Hockey 2.0 is a series of articles I will write throughout the season on offensive, defensive and neutral zone hockey strategies. Each article is intended to bring you a foundational understanding of the game. For those who have played hockey or still do, share your input on each topic. I miss playing. Watching, analyzing and writing about the game can be rewarding, but there is nothing like being out on the ice. For those who have never played or don’t yet know the game from a player or coach’s perspective, my goal is to enhance your game viewing experience. When you understand “why” things happen on the ice, you may find yourself absorbed in its nuances and subtleties. Steadily, the game will become more than just wins or losses or stats on a computer screen. You will begin to live and breathe hockey on an entirely different level. – Bobby Scribe.

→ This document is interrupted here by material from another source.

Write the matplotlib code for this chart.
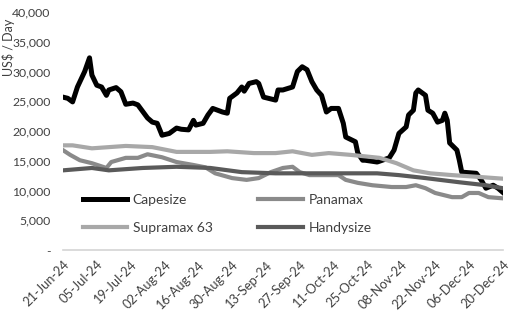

Scoring chances. No matter what the strategy may be, the ultimate goal of any offensive zone entry is to generate one or more scoring chances. The three elements for a successful zone entry are puck possession, puck control and avoiding turnovers.
On the most basic level, an offensive zone entry will either involve an entry with the puck or a dump / chip to a place away from the goalie and defenders. If the space (called gap) between the attacking forward and defender is large enough, the forward should and often does enter the zone with the puck on his stick. If not, he sends the puck behind or away from the defender. With this “dump” comes the ever important pursuit & the intended puck possession deep in the offensive zone.
The dump and chase falls into three categories.
1. The chip;
2. The cross-ice or corner dump-in; and
3. Rimming the puck around the boards.
To make the reading easier, I will refer to the attacking forward with the puck as the F1, at all times. The supporting forwards will be F2 and F3. While coaches would not necessarily give these designations similar treatment every time, I want to make it easy reading, keep it simple and keep it consistent. The defensemen will simply be D1 and/or D2 (when necessary) or I will refer to him / them simply as the defender or defenders.
The diagram you will see after each section is divided into colors. Blue represents the forwards, green the defensemen and red the travel of the puck. Forgive the rather amateur illustrations. That is a work in progress and this tech stuff is not yet my strength.
The chip may be the most effective offensive zone entry when executed properly, especially with the elimination of obstruction penalties. You often see the chip executed by skilled forwards who are superior skaters and stick handlers. It starts with the attacking forward (F1) drawing the defender (D1) away from the boards. This is sometimes unnecessary if the F1 is already poised for a mid ice drive and the D1 is taking away the forward’s north-south space. The F1 then chips the puck past the defender and toward the boards. The puck’s placement is critical to this chip’s success.
What does the D1 do now? Turn and go for the puck? The F1 has all the speed and by the time the D1 turns to retrieve the puck, the F1 is often on the puck and now within the zone. This forces the D1 to retreat and defend against the pass to the F2 or F3 (the trailing and lateral forwards) or check the F1 to separate him from the puck. The checking option can be a problem because, even if executed properly, there is at least one supporting forward (the F2 and/or F3) behind the F1 so even a body on the F1 doesn’t necessarily change possession.
The F1 can also (on a set play) chip the puck behind the D1 and have the F2 (who is coming without the puck and with speed) retrieve it.
Here is a diagram of the chip (click on the image for a larger view):
Cross Ice / Corner Dump in
As the name suggests, this is a dump by the F1 across the ice, at an angle, away from the defensemen and the goaltender. You will see this dump-in when the F1 (a) has no time and space to chip the puck (b) is facing back checking pressure or (c) the offensive team intends a line change. The keys to the cross ice dump are getting the puck to the half boards and (when there is not a full line change) ensuring the F2 and/or F3 are driving wide on the opposite side of the ice to retrieve the puck. Here is the diagram:
Rimming the Puck
Finally, we have the sometimes used “rimming the puck” around the boards. Immediately after this dump-in, you will see the goaltender attempt to cut the puck off. Why? Because he can. That is why this version of the dump and chase is the least effective and should only be used if the chip or cross ice dump are not available (I am looking at you, Terry) and, even then, the F2 and F3 better be skating hard toward the corner and have the angle on the defensemen, while the F1 protects the near boards in the event the goaltender retrieves the puck and sends it back. Otherwise, it’s the equivalent of a turnover. Here is the diagram:
A few things to watch out for during games: Look at the gap between our attacking forward and the defensemen when the puck is either chipped, cross iced dumped or rimmed around the boards. Could the forward have chipped the puck behind the defenseman with support from the F2 or was the F2 driving wide, thereby requiring a cross ice dump? Who got to the puck first in either scenario? The D1 or D2 or our forwards? How many of the dump-ins occurred due to a line change versus as part of a set play to get the puck deep and recover possession? So much to see and learn. This is why hockey is the greatest spectator sport.